Farm-Scape, Episode 1315

Manitoba Pork Council has launched a new initiative designed to lay some of the groundwork necessary to achieve zoning for Canada's pork industry.

The Canadian Pork Council is developing a national approach for tracking the movement of livestock throughout Canada to establish zoning.

As part of that approach, Manitoba Pork Council will harness Geographic Information System technology to build a foreign animal disease control database.

Pork Council Vice Chair and Traceability and Zoning Committee Member Karl Kynoch says the database will allow Manitoba hog farmers to better identify, trace and respond to animal health problems.

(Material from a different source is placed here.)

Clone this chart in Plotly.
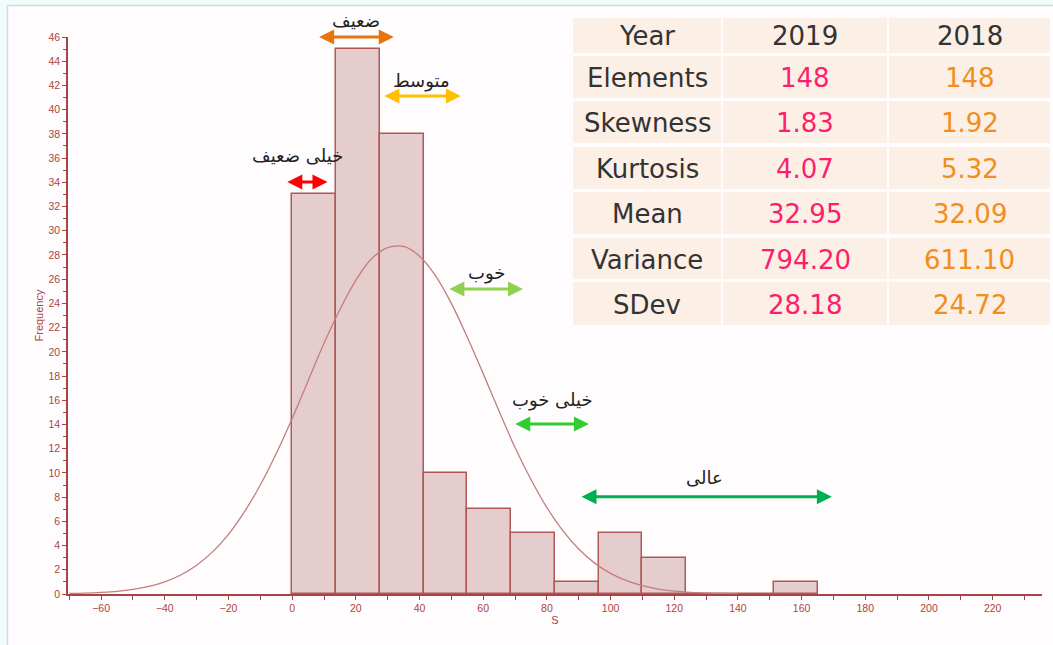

"We've been working on getting a GIS system up and running. Basically we need a national system so that we can track all the movement of hogs right across Canada to get zoning done.

What zoning does is, if we have a foreign animal disease break out in the east or the west, hopefully we can get one part of Canada up and shipping sooner.

To get our foreign animal disease zoning done, we need to be able to prove that no animals have crossed the zone.

For example the first zone we'd like to set up is at the Ontario Manitoba border where there's only one highway going east and west.

The sooner we can prove, in the event of a disease outbreak, that nothing has crossed that zone the sooner we can resume shipping in part of Canada.

The one thing that I think is really going to speed this up is the fact of the BSE outbreak. I think it's made a lot of producers and government officials realize the importance of having a disease zoning strategy so, the sooner we can get this into place, the less detriment that may be caused to our industry".

The database will be developed over the next 18 months and will eventually include information on the location, size and type of all hog farms in the province.

It's anticipated data collection will begin in September.

For Farmscape.Ca, I'm Bruce Cochrane.